The B-52's

The B-52's

Most listeners probably think of The B-52’s as the band responsible for good-time 1980s party hits like “Love Shack” and “Roam”—and they’re not wrong. But the band’s commercial success only accounts for part of their story. It’s not even like they changed that much: Go back and listen to “52 Girls” or “Rock Lobster” from the group’s self-titled 1979 debut, and you can hear the same stuff that made the band so big a little later on: the surf guitars, the kitschy sense of humor, the way they flipped the innocence of 1950s pop culture into something trashy and a little weird. Even the band’s name—The B-52’s, after the ridiculous, precarious, over-feminized beehive haircuts worn by Kate Pierson and Cindy Wilson, but also after the conical noses of the bomber planes the haircuts resembled—felt subversive, or at least a little pokey; a connection between the insane cheerfulness of postwar pop and the almost monolithic violence of the American state. Getting lumped in with punk rock wasn’t totally wrong: As fun as it is, The B-52’s is shiny plastic music that makes you think about the rot underneath.
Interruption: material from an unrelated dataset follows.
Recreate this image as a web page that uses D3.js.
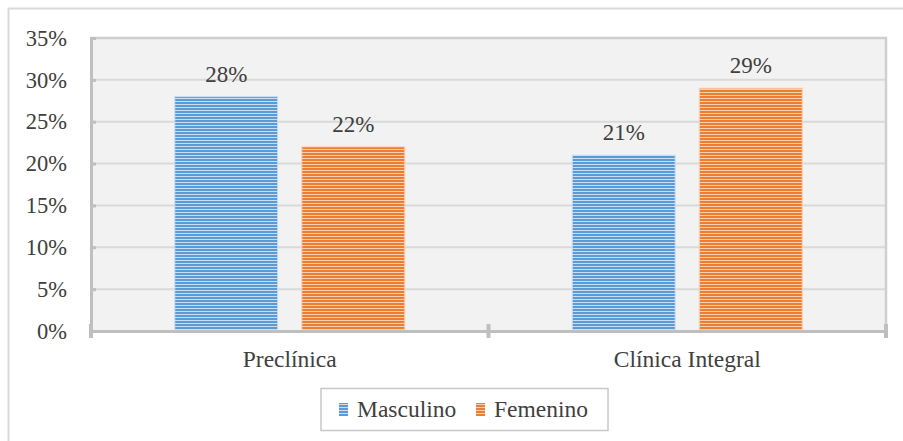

And if that sounds highfalutin, just listen to how ugly they scream on “Dance This Mess Around” or Petula Clark’s “Downtown”—this isn’t a sock hop, sport. Alongside albums like the Talking Heads’ More Songs About Buildings and Food and Devo’s Q: Are We Not Men? A: We Are Devo!, this album defined the sound and feel of American New Wave: arty, direct, nerdy and questioning and a little irreverent but friendly, too—at least compared to the Romantic destruction of punk. And as current as the music probably sounded in the late 1970s, The B-52’s also predicted the playfulness of junk and retro culture that became a fixture of pop from the 1990s on, in which the present was basically a weirdly stitched-together Frankenstein of a bunch of disposable pasts. That Fred Schneider and Ricky Wilson—who died of AIDS in 1985—were two of the more identifiable gay pop artists of the time only made the band seem more novel and urgent. You know what they say: One man’s trash is another group of visionary weirdos’ treasure.